Massimo Rivola admet que l’essor que connait la F1 aujourd’hui facilite grandement les implications commerciales et médiatiques. Le directeur d’Aprilia en MotoGP reconnait que pour le championnat du monde moto, la situation est légèrement différente.
L’Italien a été autrefois directeur du marketing de Minardi, puis team manager dans l’équipe italienne et dans son itération suivante, Toro Rosso. Après cela, il a été directeur sportif chez Ferrari avant de rejoindre le MotoGP.
"La Formule 1 vit un moment fantastique si l’on regarde comment les gens la perçoivent" a déclaré Rivola. "Je ne pense pas que l’on puisse comparer la fascination de la Formule 1 avec celle du MotoGP, c’est quelque chose de bien plus grand."

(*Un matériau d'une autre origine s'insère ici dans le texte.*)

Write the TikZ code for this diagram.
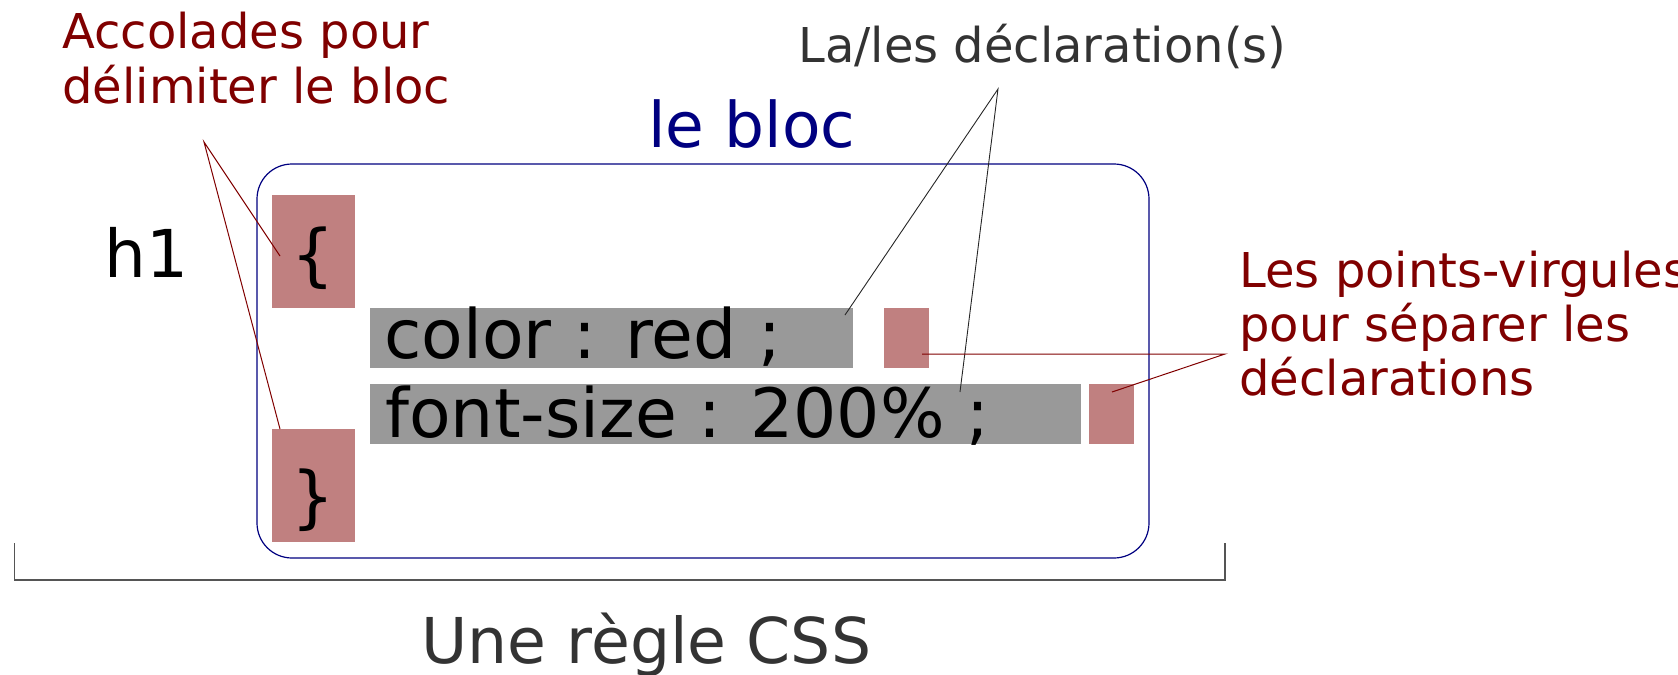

"Mais le spectacle que nous offrons en MotoGP est bien meilleur que celui de la F1. Nous devons donc trouver un moyen d’obtenir globalement plus de sponsors et d’attirer plus de monde en général. Si l’on regarde numériquement combien de personnes la Formule 1 fait bouger, c’est différent."
"Nous ne devrions donc pas nous contenter de ce que nous avons obtenu, même si l’accueil sur les circuits n’est pas si mauvais, à l’exception du Mugello. Je pense que certaines circonstances ont fait que cette course n’a pas vraiment été un point fort en termes d’audience."
Des sponsors qui ne veulent pas juste se montrer
En effet, le MotoGP a souffert du départ de Valentino Rossi, qui attirait un grand nombre de spectateurs sur les circuits, spécialement en Italie. Mais c’est une donnée plus complexe à laquelle les équipes doivent faire face. En effet, elles peinent aujourd’hui à attirer des sponsors importants.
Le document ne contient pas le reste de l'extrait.